Former les enfants et les adolescents à devenir des jardiniers de la terre, à prendre en compte les facteurs de santé des écosystèmes dans nos modes de vie et nos comportements (p.101).

Conclusion

J’espère vous avoir communiqué une idée assez fidèle des propos de Sophie Bouquet-Rabhi. En tous cas, je vous invite vivement à lire le livre en entier. Il m’a largement inspirée et je m’y suis retrouvée ! Encore loin d’appliquer tous ces principes, que ce soit dans mon métier d’enseignante ou en tant que parent, je crois fermement à la nécessité d’une pédagogie de la bienveillance et d’un contact accru avec la nature. C’est ce que nous essayons de mettre en place avec nos enfants, par exemple avec des balades dans les collines environnantes ou par l’observation des insectes de notre jardin.

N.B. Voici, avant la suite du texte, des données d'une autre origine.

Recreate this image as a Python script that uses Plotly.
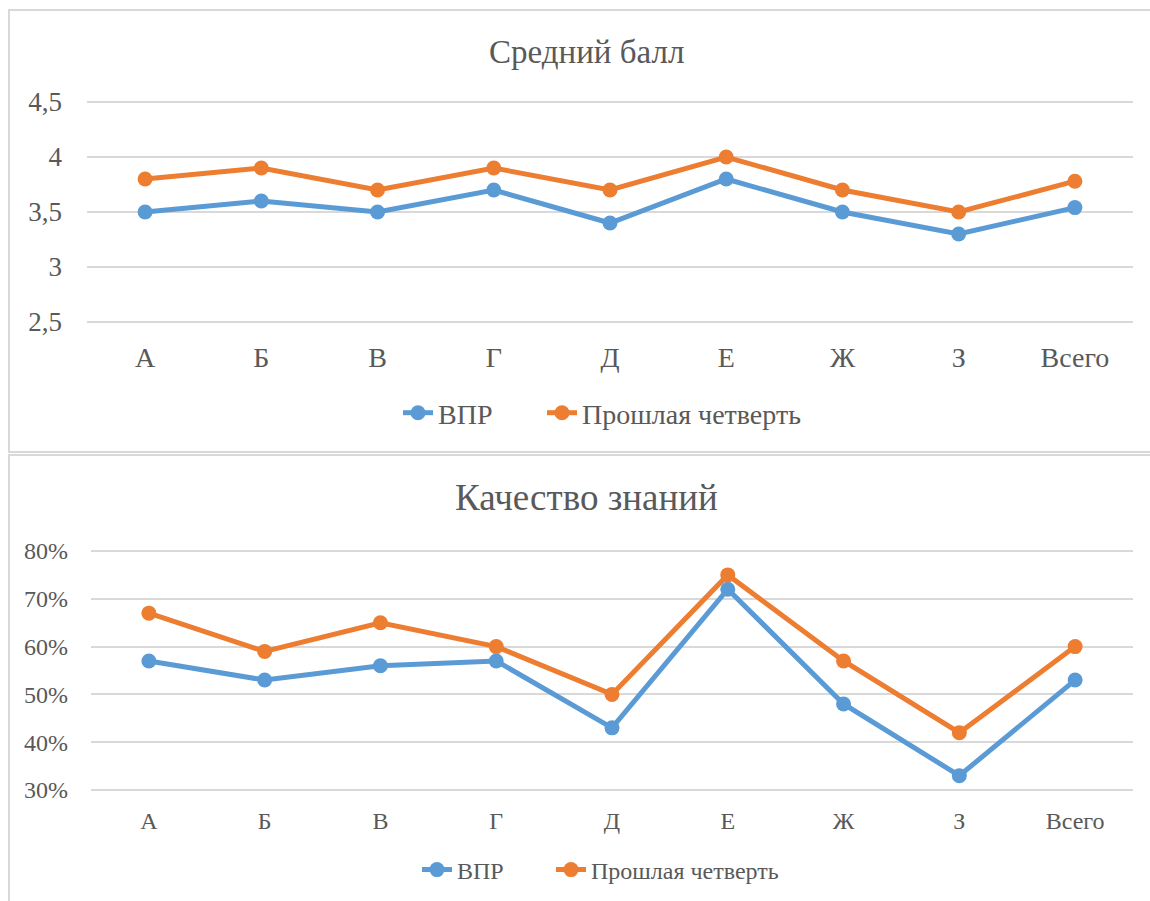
import plotly.graph_objects as go

categories = ["А", "Б", "В", "Г", "Д", "Е", "Ж", "З", "Всего"]

# Средний балл
score_vpr = [3.5, 3.6, 3.5, 3.7, 3.4, 3.8, 3.5, 3.3, 3.54]
score_prev = [3.8, 3.9, 3.7, 3.9, 3.7, 4.0, 3.7, 3.5, 3.78]

# Качество знаний
quality_vpr = [0.57, 0.53, 0.56, 0.57, 0.43, 0.72, 0.48, 0.33, 0.53]
quality_prev = [0.67, 0.59, 0.65, 0.60, 0.50, 0.75, 0.57, 0.42, 0.60]

series_names = ["ВПР", "Прошлая четверть"]
colors = ["#5B9BD5", "#ED7D31"]

W, H = 1150, 901
FONT = "'Liberation Serif', serif"
TXT = "#595959"
GRID = "#D9D9D9"


def px(x):
    return x / W


def py(y):
    return 1 - y / H


fig = go.Figure()

top_legends = ["legend", "legend2"]
bot_legends = ["legend3", "legend4"]

for name, vals, col, lg in zip(series_names, [score_vpr, score_prev], colors, top_legends):
    fig.add_trace(go.Scatter(
        x=categories, y=vals, name=name, mode="lines+markers",
        line=dict(color=col, width=5), marker=dict(color=col, size=15),
        xaxis="x", yaxis="y", legend=lg))

for name, vals, col, lg in zip(series_names, [quality_vpr, quality_prev], colors, bot_legends):
    fig.add_trace(go.Scatter(
        x=categories, y=vals, name=name, mode="lines+markers",
        line=dict(color=col, width=5), marker=dict(color=col, size=15),
        xaxis="x2", yaxis="y2", legend=lg))

common_x = dict(type="category", range=[-0.5, 8.5], showgrid=False, zeroline=False,
                showline=False, ticks="", color=TXT, fixedrange=True, automargin=False)
common_y = dict(showgrid=True, gridcolor=GRID, gridwidth=2, zeroline=False,
                showline=False, ticks="", color=TXT, fixedrange=True, automargin=False)

# small padding so that the edge gridlines are drawn
d1 = 0.02   # top chart: 110 px per unit
d2 = 0.005  # bottom chart: 480 px per unit
top_px_per_unit = 110.0
bot_px_per_unit = 480.0


def leg(x, y, size):
    return dict(orientation="h", x=px(x), xanchor="left", y=py(y), yanchor="middle",
                font=dict(size=size, family=FONT, color=TXT), bgcolor="rgba(0,0,0,0)")


fig.update_layout(
    template="none",
    width=W, height=H,
    margin=dict(l=0, r=0, t=0, b=0, pad=0),
    paper_bgcolor="white", plot_bgcolor="white",
    separators=", ",
    font=dict(family=FONT, color=TXT),
    xaxis=dict(**common_x, domain=[px(87), px(1133)], anchor="y",
               tickfont=dict(size=28, family=FONT, color=TXT), ticklabelstandoff=14),
    yaxis=dict(**common_y,
               domain=[py(322 + d1 * top_px_per_unit), py(102 - d1 * top_px_per_unit)],
               anchor="x", range=[2.5 - d1, 4.5 + d1], tick0=2.5, dtick=0.5,
               tickfont=dict(size=27, family=FONT, color=TXT), ticklabelstandoff=24),
    xaxis2=dict(**common_x, domain=[px(91), px(1133)], anchor="y2",
                tickfont=dict(size=24, family=FONT, color=TXT), ticklabelstandoff=12),
    yaxis2=dict(**common_y,
                domain=[py(790 + d2 * bot_px_per_unit), py(551 - d2 * bot_px_per_unit)],
                anchor="x2", range=[0.3 - d2, 0.8 + d2], tick0=0.3, dtick=0.1,
                tickformat=".0%",
                tickfont=dict(size=24, family=FONT, color=TXT), ticklabelstandoff=22),
    legend=leg(398, 413, 28),
    legend2=leg(542, 413, 28),
    legend3=leg(417, 870, 24),
    legend4=leg(551, 870, 24),
    showlegend=True,
    hovermode=False,
    annotations=[
        dict(text="Средний балл", x=px(586), y=py(52), xref="paper", yref="paper",
             xanchor="center", yanchor="middle", showarrow=False,
             font=dict(size=33, family=FONT, color=TXT)),
        dict(text="Качество знаний", x=px(586), y=py(497), xref="paper", yref="paper",
             xanchor="center", yanchor="middle", showarrow=False,
             font=dict(size=37, family=FONT, color=TXT)),
    ],
    shapes=[
        dict(type="rect", xref="paper", yref="paper", x0=px(9), x1=px(1165),
             y0=py(452), y1=py(10), line=dict(color=GRID, width=2), layer="below"),
        dict(type="rect", xref="paper", yref="paper", x0=px(9), x1=px(1165),
             y0=py(920), y1=py(455), line=dict(color=GRID, width=2), layer="below"),
    ],
)

fig.write_html("out.html", config={"displayModeBar": False},
               post_script="document.body.style.margin='0';document.body.style.overflow='hidden';")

Et vous, de quelle manière rétablissez-vous le contact avec la nature ?


1. Bouquet-Rabhi, S. (2011). La ferme des enfants : Une pédagogie de la bienveillance. Arles: Actes Sud Editions, p.26.
2. Faber, A., & Mazlish, E. (2012). Parler pour que les enfants écoutent, écouter pour que les enfants parlent (édition revue et augmentée). Aux Editions du Phare.
3. Rosenberg, M. B. (2016). Les mots sont des fenêtres. La Découverte.